Exactly the lines from the start of the data below through the line that contains "(12,7) rectangle (1542,723);" are to be copied, with pictures left out.

---+---

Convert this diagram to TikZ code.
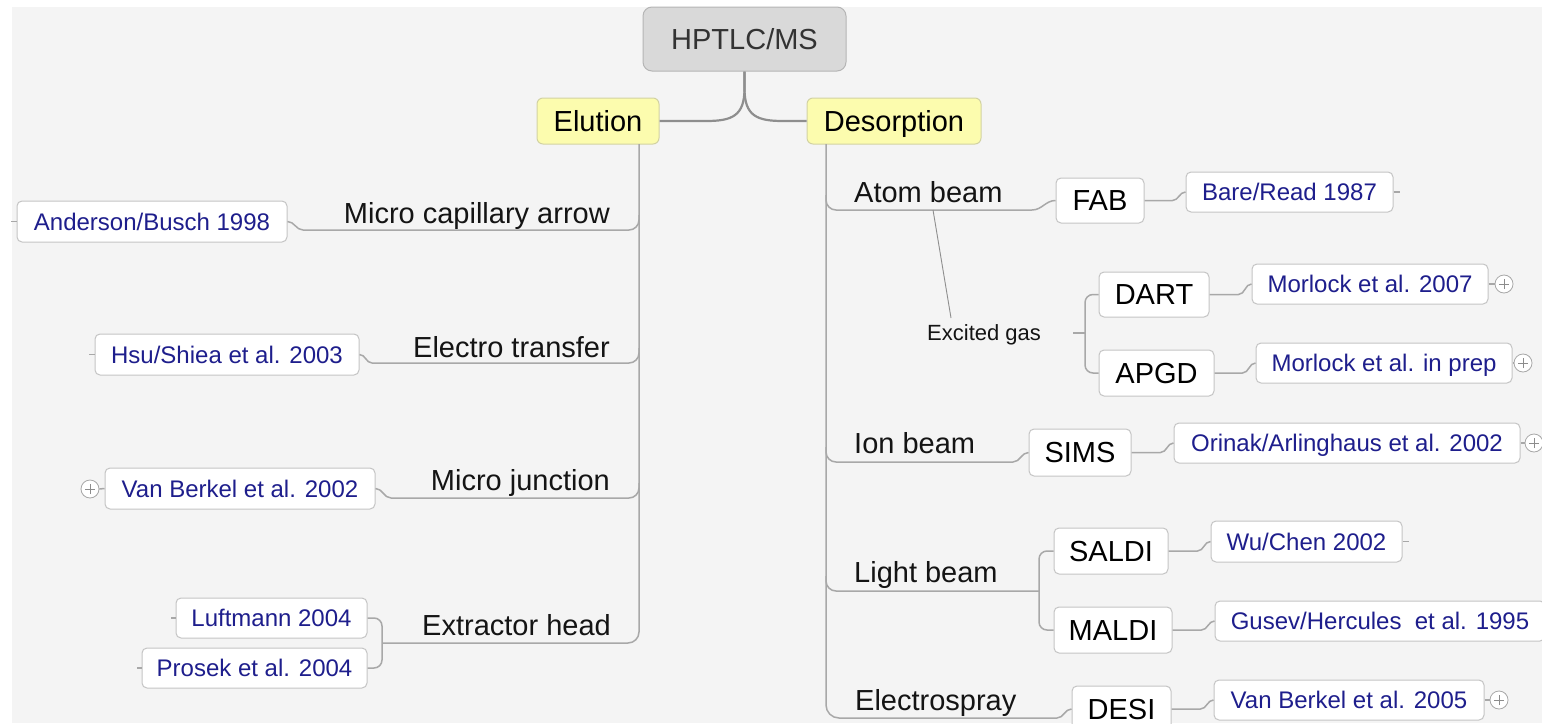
\documentclass[tikz,border=0pt]{standalone}
\usepackage{fontspec}
\setmainfont{Liberation Sans}
\definecolor{bgC}{HTML}{F4F4F4}
\definecolor{lineC}{HTML}{A8A8A8}
\definecolor{topLineC}{HTML}{8E8E8E}
\definecolor{boxB}{HTML}{C4C4C4}
\definecolor{navy}{HTML}{1E1E8C}
\definecolor{topF}{HTML}{D9D9D9}
\definecolor{topB}{HTML}{B5B5B5}
\definecolor{yelF}{HTML}{FCFCAE}
\definecolor{yelB}{HTML}{D2D2A2}
\begin{document}
\begin{tikzpicture}[x=1pt,y=-1pt,
  conn/.style={draw=lineC, line width=1.5pt},
  topconn/.style={draw=topLineC, line width=2.2pt},
  relconn/.style={draw=topLineC, line width=0.9pt},
  box/.style={draw=boxB, fill=white, rounded corners=5pt, line width=1pt, inner sep=0pt, text=black, font=\fontsize{29}{32}\selectfont, text height=20.8pt, text depth=0pt},
  refbox/.style={box, text=navy, font=\fontsize{24}{27}\selectfont, text height=17.2pt, text depth=0pt},
  topic/.style={inner sep=0pt, text=black!92, font=\fontsize{29}{32}\selectfont},
  plusc/.style={circle, draw=boxB!85!black, fill=white, minimum size=18pt, inner sep=0pt, line width=0.8pt,
    path picture={\draw[black!45, line width=0.9pt] ([xshift=-5pt]path picture bounding box.center) -- ([xshift=5pt]path picture bounding box.center) ([yshift=-5pt]path picture bounding box.center) -- ([yshift=5pt]path picture bounding box.center);}},
]
\useasboundingbox (0,0) rectangle (1542,723);
\clip (0,0) rectangle (1542,723);
\fill[white] (0,0) rectangle (1542,723);
\fill[bgC] (12,7) rectangle (1542,723);

% main nodes
\node[draw=topB, fill=topF, rounded corners=9pt, line width=1pt, minimum width=203pt, minimum height=64pt, text=black!80, font=\fontsize{29}{32}\selectfont, text height=20.8pt, text depth=0pt] (top) at (744.5,39) {HPTLC/MS};
\node[draw=yelB, fill=yelF, rounded corners=6pt, line width=1pt, minimum width=122pt, minimum height=46pt, font=\fontsize{29}{32}\selectfont, text height=20.8pt, text depth=0pt] (elu) at (598,121) {Elution};
\node[draw=yelB, fill=yelF, rounded corners=6pt, line width=1pt, minimum width=174pt, minimum height=46pt, font=\fontsize{29}{32}\selectfont, text height=20.8pt, text depth=0pt] (des) at (894,121) {Desorption};

\draw[topconn] (top.south) -- ++(0,17) .. controls (744.5,116) and (732,121) .. (706,121) -- (elu.east);
\draw[topconn] (top.south) -- ++(0,17) .. controls (744.5,116) and (757,121) .. (783,121) -- (des.west);

% ---------- Elution side ----------
\coordinate (eluT) at (639,144);
\node[topic, anchor=base east] (mca) at (610,223) {Micro capillary arrow};
\node[topic, anchor=base east] (et) at (610,357) {Electro transfer};
\node[topic, anchor=base east] (mj) at (610,490) {Micro junction};
\node[topic, anchor=base east] (eh) at (611,635) {Extractor head};

\node[refbox, minimum width=270pt, minimum height=41pt] (and) at (152,221.5) {Anderson/Busch 1998};
\node[refbox, minimum width=264pt, minimum height=41pt] (hsu) at (227,354.5) {Hsu/Shiea et al. 2003};
\node[refbox, minimum width=270pt, minimum height=41pt] (vb02) at (240,488.5) {Van Berkel et al. 2002};
\node[refbox, minimum width=191pt, minimum height=40pt] (luft) at (271.5,618) {Luftmann 2004};
\node[refbox, minimum width=225pt, minimum height=40pt] (pros) at (254.5,668) {Prosek et al. 2004};

\draw[conn, rounded corners=11pt] (eluT) |- (382,643);
\draw[conn, rounded corners=10pt] (639,215) |- (303,230);
\draw[conn, rounded corners=10pt] (639,348) |- (372,363);
\draw[conn, rounded corners=10pt] (639,483) |- (391,498);
\draw[conn] (303,230) to[out=180,in=0] (and.east);
\draw[conn] (372,363) to[out=180,in=0] (hsu.east);
\draw[conn] (391,498) to[out=180,in=0] (vb02.east);
\draw[conn, rounded corners=8pt] (luft.east) -| (382,643) |- (pros.east);

\draw[conn] (and.west) -- (11,221.5);
\draw[conn] (hsu.west) -- ++(-6,0);
\draw[conn] (luft.west) -- ++(-5,0);
\draw[conn] (pros.west) -- ++(-5,0);
\node[plusc] (p1) at (90,489) {};
\draw[conn] (vb02.west) -- (p1.east);

% ---------- Desorption side ----------
\coordinate (desT) at (826,144);
\node[topic, anchor=base west] (ab) at (854,202) {Atom beam};
\node[topic, anchor=base west] (ib) at (854,453) {Ion beam};
\node[topic, anchor=base west] (lb) at (854,582) {Light beam};
\node[topic, anchor=base west] (es) at (855,710) {Electrospray};
\node[inner sep=0pt, anchor=base west, text=black!92, font=\fontsize{22}{24}\selectfont] (eg) at (927,340) {Excited gas};

\node[box, minimum width=88pt, minimum height=45pt] (fab) at (1100,200.5) {FAB};
\node[box, minimum width=110pt, minimum height=45pt] (dart) at (1154,294.5) {DART};
\node[box, minimum width=115pt, minimum height=46pt] (apgd) at (1156.5,373) {APGD};
\node[box, minimum width=102pt, minimum height=47pt] (sims) at (1080,452.5) {SIMS};
\node[box, minimum width=114pt, minimum height=46pt] (saldi) at (1111,551) {SALDI};
\node[box, minimum width=118pt, minimum height=46pt] (maldi) at (1113,630) {MALDI};
\node[box, minimum width=99pt, minimum height=46pt] (desi) at (1121.5,709) {DESI};

\node[refbox, minimum width=207pt, minimum height=40pt] (bare) at (1289.5,192) {Bare/Read 1987};
\node[refbox, minimum width=236pt, minimum height=40pt] (mor07) at (1370,284) {Morlock et al. 2007};
\node[refbox, minimum width=256pt, minimum height=40pt] (morprep) at (1384,363) {Morlock et al. in prep};
\node[refbox, minimum width=346pt, minimum height=40pt] (orinak) at (1347,443) {Orinak/Arlinghaus et al. 2002};
\node[refbox, minimum width=191pt, minimum height=41pt] (wu) at (1306.5,541.5) {Wu/Chen 2002};
\node[refbox, minimum width=330pt, minimum height=40pt] (gusev) at (1380,621) {Gusev/Hercules\ \ et al. 1995};
\node[refbox, minimum width=270pt, minimum height=40pt] (vb05) at (1349,700) {Van Berkel et al. 2005};

\draw[conn, rounded corners=13pt] (desT) |- (1057,718);
\draw[conn] (1057,718) to[out=0,in=180] (desi.west);
\draw[conn, rounded corners=10pt] (826,195) |- (1032,210);
\draw[conn] (1032,210) to[out=0,in=180] (fab.west);
\draw[conn, rounded corners=10pt] (826,447) |- (1013,462);
\draw[conn] (1013,462) to[out=0,in=180] (sims.west);
\draw[conn, rounded corners=10pt] (826,576) |- (1039,591);
\draw[conn, rounded corners=8pt] (saldi.west) -| (1039,591) |- (maldi.west);

% excited gas relation
\coordinate (egA) at (933,210);
\coordinate (egB) at (951,318);
\draw[relconn] (egA) -- (egB);
\coordinate (egS) at (1073,333);
\draw[conn] (egS) -- (1085,333);
\draw[conn, rounded corners=8pt] (dart.west) -| (1085,333) |- (apgd.west);

% second level connectors
\draw[conn] (fab.east) -- ++(28,0) to[out=0,in=180] (bare.west);
\draw[conn] (dart.east) -- ++(29,0) to[out=0,in=180] (mor07.west);
\draw[conn] (apgd.east) -- ++(28,0) to[out=0,in=180] (morprep.west);
\draw[conn] (sims.east) -- ++(29,0) to[out=0,in=180] (orinak.west);
\draw[conn] (saldi.east) -- ++(29,0) to[out=0,in=180] (wu.west);
\draw[conn] (maldi.east) -- ++(29,0) to[out=0,in=180] (gusev.west);
\draw[conn] (desi.east) -- ++(29,0) to[out=0,in=180] (vb05.west);

\draw[conn] (bare.east) -- ++(6,0);
\draw[conn] (wu.east) -- ++(6,0);
\node[plusc] (p2) at (1504,284) {};
\node[plusc] (p3) at (1523,363) {};
\node[plusc] (p4) at (1534,443) {};
\node[plusc] (p5) at (1499,700) {};
\draw[conn] (mor07.east) -- (p2.west);
\draw[conn] (morprep.east) -- (p3.west);
\draw[conn] (orinak.east) -- (p4.west);
\draw[conn] (vb05.east) -- (p5.west);
\end{tikzpicture}
\end{document}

---+---

Reply to the exercise →
Convert this diagram to TikZ code.
\documentclass[tikz,border=0pt]{standalone}
\usepackage{fontspec}
\setmainfont{Liberation Sans}
\definecolor{bgC}{HTML}{F4F4F4}
\definecolor{lineC}{HTML}{A8A8A8}
\definecolor{topLineC}{HTML}{8E8E8E}
\definecolor{boxB}{HTML}{C4C4C4}
\definecolor{navy}{HTML}{1E1E8C}
\definecolor{topF}{HTML}{D9D9D9}
\definecolor{topB}{HTML}{B5B5B5}
\definecolor{yelF}{HTML}{FCFCAE}
\definecolor{yelB}{HTML}{D2D2A2}
\begin{document}
\begin{tikzpicture}[x=1pt,y=-1pt,
  conn/.style={draw=lineC, line width=1.5pt},
  topconn/.style={draw=topLineC, line width=2.2pt},
  relconn/.style={draw=topLineC, line width=0.9pt},
  box/.style={draw=boxB, fill=white, rounded corners=5pt, line width=1pt, inner sep=0pt, text=black, font=\fontsize{29}{32}\selectfont, text height=20.8pt, text depth=0pt},
  refbox/.style={box, text=navy, font=\fontsize{24}{27}\selectfont, text height=17.2pt, text depth=0pt},
  topic/.style={inner sep=0pt, text=black!92, font=\fontsize{29}{32}\selectfont},
  plusc/.style={circle, draw=boxB!85!black, fill=white, minimum size=18pt, inner sep=0pt, line width=0.8pt,
    path picture={\draw[black!45, line width=0.9pt] ([xshift=-5pt]path picture bounding box.center) -- ([xshift=5pt]path picture bounding box.center) ([yshift=-5pt]path picture bounding box.center) -- ([yshift=5pt]path picture bounding box.center);}},
]
\useasboundingbox (0,0) rectangle (1542,723);
\clip (0,0) rectangle (1542,723);
\fill[white] (0,0) rectangle (1542,723);
\fill[bgC] (12,7) rectangle (1542,723);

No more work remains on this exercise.